- _What is asked_
In the listing below, locate the lines bearing the word "this". Copy every one of them.

- _Data extract_
□ □ □
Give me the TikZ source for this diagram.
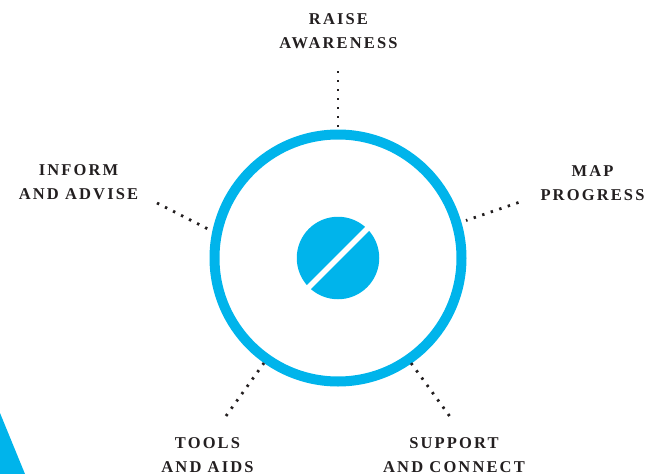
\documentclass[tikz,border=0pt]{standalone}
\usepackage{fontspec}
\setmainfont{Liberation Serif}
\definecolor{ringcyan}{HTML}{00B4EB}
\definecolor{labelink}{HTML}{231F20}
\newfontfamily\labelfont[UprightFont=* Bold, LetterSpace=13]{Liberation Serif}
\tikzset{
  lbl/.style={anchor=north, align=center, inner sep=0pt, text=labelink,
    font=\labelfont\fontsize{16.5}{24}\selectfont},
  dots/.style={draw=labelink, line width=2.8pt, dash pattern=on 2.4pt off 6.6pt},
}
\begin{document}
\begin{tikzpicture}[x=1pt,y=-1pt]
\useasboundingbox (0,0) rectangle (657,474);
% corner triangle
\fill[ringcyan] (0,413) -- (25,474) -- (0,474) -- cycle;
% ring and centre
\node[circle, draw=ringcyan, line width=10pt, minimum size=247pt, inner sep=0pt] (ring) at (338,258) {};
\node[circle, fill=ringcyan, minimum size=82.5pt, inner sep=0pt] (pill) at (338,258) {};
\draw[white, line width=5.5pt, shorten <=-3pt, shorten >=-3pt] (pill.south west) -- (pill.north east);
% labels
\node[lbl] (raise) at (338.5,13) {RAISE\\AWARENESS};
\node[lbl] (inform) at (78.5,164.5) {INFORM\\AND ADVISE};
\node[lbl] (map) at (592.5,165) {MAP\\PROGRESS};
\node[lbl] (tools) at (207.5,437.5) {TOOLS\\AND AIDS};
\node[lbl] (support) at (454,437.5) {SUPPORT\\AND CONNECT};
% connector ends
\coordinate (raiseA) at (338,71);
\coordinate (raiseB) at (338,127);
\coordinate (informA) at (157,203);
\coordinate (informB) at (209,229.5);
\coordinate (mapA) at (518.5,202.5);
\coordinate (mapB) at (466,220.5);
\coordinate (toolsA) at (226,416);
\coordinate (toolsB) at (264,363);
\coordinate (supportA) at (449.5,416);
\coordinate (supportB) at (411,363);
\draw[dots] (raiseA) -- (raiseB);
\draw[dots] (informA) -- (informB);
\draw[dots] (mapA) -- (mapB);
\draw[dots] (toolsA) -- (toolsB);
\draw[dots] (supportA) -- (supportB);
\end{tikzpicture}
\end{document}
□ □ □
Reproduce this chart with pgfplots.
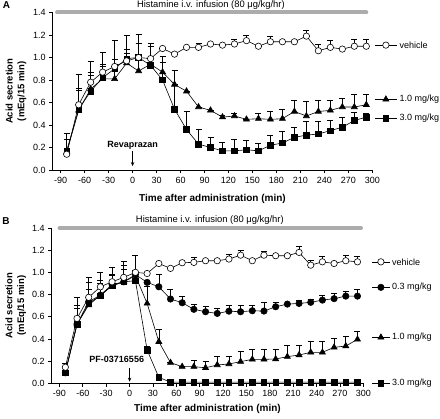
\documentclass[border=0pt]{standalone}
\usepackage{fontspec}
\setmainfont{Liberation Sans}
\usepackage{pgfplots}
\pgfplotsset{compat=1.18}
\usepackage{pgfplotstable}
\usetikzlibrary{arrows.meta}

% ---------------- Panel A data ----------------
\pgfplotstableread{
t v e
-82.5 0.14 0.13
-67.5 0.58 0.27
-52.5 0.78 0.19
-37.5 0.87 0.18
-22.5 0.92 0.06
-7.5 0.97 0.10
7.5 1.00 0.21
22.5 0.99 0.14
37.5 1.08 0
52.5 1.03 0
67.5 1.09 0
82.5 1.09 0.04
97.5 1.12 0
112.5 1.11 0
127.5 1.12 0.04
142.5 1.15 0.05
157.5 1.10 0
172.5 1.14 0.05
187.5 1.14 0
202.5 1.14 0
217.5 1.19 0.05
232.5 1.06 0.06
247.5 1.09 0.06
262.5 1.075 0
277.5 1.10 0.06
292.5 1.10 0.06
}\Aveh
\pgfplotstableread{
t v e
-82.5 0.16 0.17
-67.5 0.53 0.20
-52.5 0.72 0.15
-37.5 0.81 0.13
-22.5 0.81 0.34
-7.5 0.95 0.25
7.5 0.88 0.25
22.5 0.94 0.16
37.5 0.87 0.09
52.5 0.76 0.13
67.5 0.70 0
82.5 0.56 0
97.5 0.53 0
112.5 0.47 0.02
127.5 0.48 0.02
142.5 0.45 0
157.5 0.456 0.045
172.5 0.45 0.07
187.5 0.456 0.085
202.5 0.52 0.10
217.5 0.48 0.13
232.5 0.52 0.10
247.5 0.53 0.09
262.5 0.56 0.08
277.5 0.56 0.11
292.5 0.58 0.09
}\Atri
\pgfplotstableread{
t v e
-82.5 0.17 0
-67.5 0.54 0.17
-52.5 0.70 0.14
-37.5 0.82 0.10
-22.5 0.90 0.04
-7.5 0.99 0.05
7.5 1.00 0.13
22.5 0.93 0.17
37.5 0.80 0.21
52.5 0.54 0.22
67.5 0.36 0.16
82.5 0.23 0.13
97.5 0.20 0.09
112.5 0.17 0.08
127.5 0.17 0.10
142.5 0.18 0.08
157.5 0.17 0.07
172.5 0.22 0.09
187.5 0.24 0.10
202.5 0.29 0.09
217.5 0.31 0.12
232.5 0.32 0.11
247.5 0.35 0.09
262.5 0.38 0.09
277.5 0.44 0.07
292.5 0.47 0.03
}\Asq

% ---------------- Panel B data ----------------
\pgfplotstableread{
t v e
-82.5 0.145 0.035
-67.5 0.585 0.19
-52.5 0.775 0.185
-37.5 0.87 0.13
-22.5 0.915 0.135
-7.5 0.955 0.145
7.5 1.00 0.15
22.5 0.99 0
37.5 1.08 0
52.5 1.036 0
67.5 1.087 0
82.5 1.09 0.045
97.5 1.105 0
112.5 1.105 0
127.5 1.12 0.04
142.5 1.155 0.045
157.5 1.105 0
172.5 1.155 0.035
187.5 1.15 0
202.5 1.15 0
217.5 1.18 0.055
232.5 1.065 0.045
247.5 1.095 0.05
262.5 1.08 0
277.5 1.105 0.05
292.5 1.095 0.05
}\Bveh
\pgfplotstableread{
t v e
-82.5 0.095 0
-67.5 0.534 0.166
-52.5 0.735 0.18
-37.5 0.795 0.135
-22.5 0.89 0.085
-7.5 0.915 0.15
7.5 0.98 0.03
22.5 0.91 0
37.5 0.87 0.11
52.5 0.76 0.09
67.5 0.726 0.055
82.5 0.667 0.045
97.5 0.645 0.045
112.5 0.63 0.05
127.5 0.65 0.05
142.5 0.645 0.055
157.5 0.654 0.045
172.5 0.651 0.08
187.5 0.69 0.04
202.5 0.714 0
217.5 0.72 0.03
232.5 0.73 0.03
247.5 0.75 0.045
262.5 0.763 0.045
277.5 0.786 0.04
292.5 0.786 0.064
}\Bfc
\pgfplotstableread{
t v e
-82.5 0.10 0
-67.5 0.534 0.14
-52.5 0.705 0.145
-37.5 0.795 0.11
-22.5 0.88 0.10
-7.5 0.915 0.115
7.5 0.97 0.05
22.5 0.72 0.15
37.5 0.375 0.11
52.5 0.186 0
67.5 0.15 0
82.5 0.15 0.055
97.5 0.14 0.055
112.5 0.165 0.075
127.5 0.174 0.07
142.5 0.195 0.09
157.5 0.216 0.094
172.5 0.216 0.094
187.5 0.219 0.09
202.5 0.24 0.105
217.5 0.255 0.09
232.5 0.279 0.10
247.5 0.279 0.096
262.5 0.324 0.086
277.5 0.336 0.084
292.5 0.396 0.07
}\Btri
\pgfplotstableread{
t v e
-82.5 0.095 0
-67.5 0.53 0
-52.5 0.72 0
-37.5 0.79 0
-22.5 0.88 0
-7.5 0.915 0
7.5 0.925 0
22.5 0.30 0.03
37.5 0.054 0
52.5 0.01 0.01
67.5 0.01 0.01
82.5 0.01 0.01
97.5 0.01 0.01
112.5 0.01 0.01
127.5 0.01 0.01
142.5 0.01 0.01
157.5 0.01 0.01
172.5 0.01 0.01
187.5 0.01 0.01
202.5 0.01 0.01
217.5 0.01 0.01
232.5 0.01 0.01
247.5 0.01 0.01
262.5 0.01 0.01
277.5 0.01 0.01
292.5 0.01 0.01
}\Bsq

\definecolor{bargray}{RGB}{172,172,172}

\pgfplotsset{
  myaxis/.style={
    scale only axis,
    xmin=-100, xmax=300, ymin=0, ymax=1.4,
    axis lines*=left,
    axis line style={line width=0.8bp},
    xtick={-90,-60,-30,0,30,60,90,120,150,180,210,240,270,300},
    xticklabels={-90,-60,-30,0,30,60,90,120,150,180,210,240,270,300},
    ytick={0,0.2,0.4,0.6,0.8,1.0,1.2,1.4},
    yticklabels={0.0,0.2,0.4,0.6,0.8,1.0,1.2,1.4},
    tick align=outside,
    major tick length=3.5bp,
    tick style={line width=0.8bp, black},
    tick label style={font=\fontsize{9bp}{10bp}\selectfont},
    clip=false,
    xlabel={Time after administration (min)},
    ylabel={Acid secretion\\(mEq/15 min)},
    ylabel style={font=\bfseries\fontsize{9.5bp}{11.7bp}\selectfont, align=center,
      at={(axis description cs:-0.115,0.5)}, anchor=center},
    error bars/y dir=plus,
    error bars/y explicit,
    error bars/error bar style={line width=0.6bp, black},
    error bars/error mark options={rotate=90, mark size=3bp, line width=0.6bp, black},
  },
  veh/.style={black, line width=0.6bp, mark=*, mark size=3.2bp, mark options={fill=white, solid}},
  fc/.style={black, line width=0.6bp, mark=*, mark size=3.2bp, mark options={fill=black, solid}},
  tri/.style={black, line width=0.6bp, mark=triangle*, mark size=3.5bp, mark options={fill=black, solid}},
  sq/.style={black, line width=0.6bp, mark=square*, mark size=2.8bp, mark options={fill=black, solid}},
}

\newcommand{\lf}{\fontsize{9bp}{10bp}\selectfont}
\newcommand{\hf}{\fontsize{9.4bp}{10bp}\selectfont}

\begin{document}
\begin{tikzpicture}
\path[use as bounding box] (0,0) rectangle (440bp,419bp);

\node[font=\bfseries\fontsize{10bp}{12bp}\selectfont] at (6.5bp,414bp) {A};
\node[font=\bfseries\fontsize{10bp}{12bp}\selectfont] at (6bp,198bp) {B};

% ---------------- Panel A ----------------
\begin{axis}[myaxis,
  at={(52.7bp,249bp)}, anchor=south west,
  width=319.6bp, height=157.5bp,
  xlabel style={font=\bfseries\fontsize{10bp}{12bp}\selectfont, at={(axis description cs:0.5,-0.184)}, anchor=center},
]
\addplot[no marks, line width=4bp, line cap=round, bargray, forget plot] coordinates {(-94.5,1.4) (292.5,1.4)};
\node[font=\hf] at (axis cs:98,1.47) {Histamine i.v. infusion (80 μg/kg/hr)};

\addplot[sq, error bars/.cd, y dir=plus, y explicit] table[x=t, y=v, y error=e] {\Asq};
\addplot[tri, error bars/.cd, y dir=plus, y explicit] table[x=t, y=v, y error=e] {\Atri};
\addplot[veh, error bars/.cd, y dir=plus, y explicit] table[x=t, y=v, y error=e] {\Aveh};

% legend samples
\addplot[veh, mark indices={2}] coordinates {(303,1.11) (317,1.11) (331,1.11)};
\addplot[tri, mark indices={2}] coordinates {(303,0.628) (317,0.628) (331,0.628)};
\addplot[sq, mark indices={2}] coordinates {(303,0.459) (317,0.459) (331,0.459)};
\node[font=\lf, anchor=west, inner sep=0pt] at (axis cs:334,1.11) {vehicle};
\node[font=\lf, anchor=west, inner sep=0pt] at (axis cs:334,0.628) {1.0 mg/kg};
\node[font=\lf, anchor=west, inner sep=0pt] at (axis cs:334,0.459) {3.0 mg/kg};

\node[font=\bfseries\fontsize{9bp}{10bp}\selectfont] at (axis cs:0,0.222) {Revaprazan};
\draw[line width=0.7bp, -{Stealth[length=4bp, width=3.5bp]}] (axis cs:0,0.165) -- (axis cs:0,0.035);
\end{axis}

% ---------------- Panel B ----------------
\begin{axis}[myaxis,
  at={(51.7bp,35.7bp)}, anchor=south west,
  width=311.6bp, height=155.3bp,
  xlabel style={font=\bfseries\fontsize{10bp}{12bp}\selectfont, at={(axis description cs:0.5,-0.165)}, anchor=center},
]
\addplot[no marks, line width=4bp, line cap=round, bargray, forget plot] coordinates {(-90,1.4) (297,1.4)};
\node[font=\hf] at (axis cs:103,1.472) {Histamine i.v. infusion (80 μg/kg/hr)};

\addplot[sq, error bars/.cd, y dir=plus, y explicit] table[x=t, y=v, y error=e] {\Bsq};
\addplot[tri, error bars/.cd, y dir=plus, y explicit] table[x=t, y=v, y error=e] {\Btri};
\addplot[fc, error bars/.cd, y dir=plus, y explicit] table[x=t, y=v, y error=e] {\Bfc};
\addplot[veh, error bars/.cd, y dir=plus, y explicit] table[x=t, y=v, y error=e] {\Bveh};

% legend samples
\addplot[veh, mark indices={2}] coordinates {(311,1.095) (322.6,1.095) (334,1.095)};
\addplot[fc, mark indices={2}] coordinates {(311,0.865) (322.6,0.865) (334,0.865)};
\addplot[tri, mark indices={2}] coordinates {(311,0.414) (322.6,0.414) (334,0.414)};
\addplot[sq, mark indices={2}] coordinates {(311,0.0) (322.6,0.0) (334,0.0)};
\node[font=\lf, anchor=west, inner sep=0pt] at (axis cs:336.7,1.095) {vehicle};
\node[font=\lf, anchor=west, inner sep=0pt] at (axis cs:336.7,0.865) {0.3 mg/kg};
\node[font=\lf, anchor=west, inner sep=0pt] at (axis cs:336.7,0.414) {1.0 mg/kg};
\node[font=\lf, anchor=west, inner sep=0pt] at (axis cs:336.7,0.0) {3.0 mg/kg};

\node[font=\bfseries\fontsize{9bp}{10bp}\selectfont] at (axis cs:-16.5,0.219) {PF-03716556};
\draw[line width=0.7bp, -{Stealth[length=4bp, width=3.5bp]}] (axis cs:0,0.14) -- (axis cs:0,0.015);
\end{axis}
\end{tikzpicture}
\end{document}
□ □ □
- _Worked answer_
Give me the TikZ source for this diagram.
Reproduce this chart with pgfplots.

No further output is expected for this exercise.